LOL....I thought this was going to be..."Do you own a masticating python"...Well The orange rind would be too strong in large amounts. The apples don't peel them, the cucumber don't peel, the ginger don't peel. Some cucumbers can be bitter in the skin though. Have fun with it.

----------


## Borophyll

I have an Omega too. I don't really peel anything, might give it a quick wash if anything. If its nonorganic and it makes you uneasy about it just peel it off.

----------


## Ironman

I own a rotary one - it doesn't masticate, though.

----------


## WintersTale

Am I the only one who read this as masturbating?

----------


## Otherside

> Am I the only one who read this as masturbating?



Nope. Tehn aiagn we olny raelly use the fsirt and lsat lteters of wrods to wrok out waht it says. (Sorry for derailing thread)
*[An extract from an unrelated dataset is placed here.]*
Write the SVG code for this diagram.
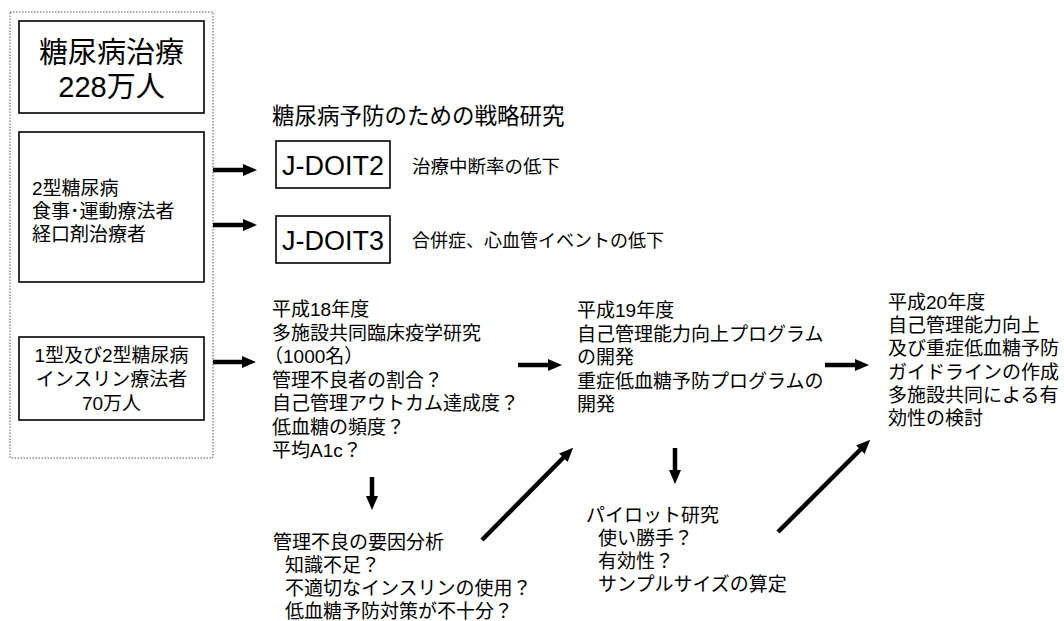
<svg xmlns="http://www.w3.org/2000/svg" width="1064" height="621" viewBox="0 0 1064 621">
<style>
text{font-family:"Liberation Sans","Noto Sans CJK JP",sans-serif;fill:#000}
.box{fill:#fff;stroke:#000;stroke-width:1.6}
.t19{font-size:19px}
.t18{font-size:19px}
.arr{stroke:#000;stroke-width:4.5;fill:none;marker-end:url(#ah)}
</style>
<defs>
<marker id="ah" viewBox="0 0 14 12" markerWidth="14" markerHeight="12" refX="1" refY="6" orient="auto" markerUnits="userSpaceOnUse">
<path d="M0,0 L14,6 L0,12 Z" fill="#000"/>
</marker>
</defs>
<rect width="1064" height="621" fill="#fff"/>
<g id="outer">
<rect x="10" y="12" width="203" height="446" fill="none" stroke="#555" stroke-width="1" stroke-dasharray="1.5 1.5"/>
</g>
<g id="total">
<rect class="box" x="19" y="21" width="185" height="92"/>
<text x="111.5" y="63" font-size="29" text-anchor="middle">糖尿病治療</text>
<text x="111.5" y="97" font-size="29" text-anchor="middle">228万人</text>
</g>
<g id="type2">
<rect class="box" x="19" y="132" width="185" height="150"/>
<text class="t18" x="32" y="195">2型糖尿病</text>
<text class="t18" x="32" y="218">食事･運動療法者</text>
<text class="t18" x="32" y="241">経口剤治療者</text>
</g>
<g id="insulin">
<rect class="box" x="19" y="337" width="185" height="83"/>
<text class="t18" x="111.5" y="362" text-anchor="middle">1型及び2型糖尿病</text>
<text class="t18" x="111.5" y="386" text-anchor="middle">インスリン療法者</text>
<text class="t18" x="111.5" y="410" text-anchor="middle">70万人</text>
</g>
<g id="header">
<text x="272" y="124" font-size="22.5">糖尿病予防のための戦略研究</text>
</g>
<g id="jdoit2">
<rect class="box" x="276" y="141" width="114" height="47"/>
<text x="333" y="175" font-size="27" text-anchor="middle">J-DOIT2</text>
<text x="412" y="173" font-size="18.5">治療中断率の低下</text>
</g>
<g id="jdoit3">
<rect class="box" x="276" y="216" width="114" height="47"/>
<text x="333" y="250" font-size="27" text-anchor="middle">J-DOIT3</text>
<text x="412" y="247" font-size="18">合併症、心血管イベントの低下</text>
</g>
<g id="h18">
<text class="t19" x="272" y="316">平成18年度</text>
<text class="t19" x="272" y="339.5">多施設共同臨床疫学研究</text>
<text class="t19" x="264" y="363">（1000名）</text>
<text class="t19" x="272" y="386.5">管理不良者の割合？</text>
<text class="t19" x="272" y="410">自己管理アウトカム達成度？</text>
<text class="t19" x="272" y="433.5">低血糖の頻度？</text>
<text class="t19" x="272" y="457">平均A1c？</text>
</g>
<g id="factor">
<text class="t19" x="273" y="549">管理不良の要因分析</text>
<text class="t19" x="285" y="572">知識不足？</text>
<text class="t19" x="285" y="595">不適切なインスリンの使用？</text>
<text class="t19" x="285" y="618">低血糖予防対策が不十分？</text>
</g>
<g id="h19">
<text class="t19" x="577" y="317">平成19年度</text>
<text class="t19" x="577" y="340.5">自己管理能力向上プログラム</text>
<text class="t19" x="577" y="364">の開発</text>
<text class="t19" x="577" y="387.5">重症低血糖予防プログラムの</text>
<text class="t19" x="577" y="411">開発</text>
</g>
<g id="pilot">
<text class="t19" x="586" y="522">パイロット研究</text>
<text class="t19" x="598" y="545">使い勝手？</text>
<text class="t19" x="598" y="568">有効性？</text>
<text class="t19" x="598" y="591">サンプルサイズの算定</text>
</g>
<g id="h20">
<text class="t19" x="888" y="309">平成20年度</text>
<text class="t19" x="888" y="332">自己管理能力向上</text>
<text class="t19" x="888" y="355">及び重症低血糖予防</text>
<text class="t19" x="888" y="379">ガイドラインの作成</text>
<text class="t19" x="888" y="402">多施設共同による有</text>
<text class="t19" x="888" y="425">効性の検討</text>
</g>
<g id="connectors">
<path class="arr" d="M213,170 L244,170"/>
<path class="arr" d="M213,225 L244,225"/>
<path class="arr" d="M213,362 L243,362"/>
<path class="arr" d="M518,365 L549,365"/>
<path class="arr" d="M825,365 L856,365"/>
<path class="arr" d="M372,477 L372,497"/>
<path class="arr" d="M675,448 L675,471"/>
<path class="arr" d="M482,540 L564,457"/>
<path class="arr" d="M778,532 L861,449"/>
</g>
</svg>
On subject of masticating juicer, no I don't, but looking at images of it, I think I may have used one back at High School Food Technology. And yeah, I did peel apples before I used it. But I didn't really use it much.

----------


## WineKitty

I own a centrifugal one and it does pretty well.   I personally wash and peel everything.  They put waxes on cucumbers and most ginger is imported so who knows what is on that.  I prefer to have everything fresh and clean as possible since it is a raw juice.

----------


## billius

Mine some is Hurom 400(I think omegas are hurom models too) rebadge auger type. I never peel anything, I do take the seeds out of apples and chop anything fibrous(beetroot and the like clog otherwise)

----------


## princess4life

I have one!!! I never peal mine either.

----------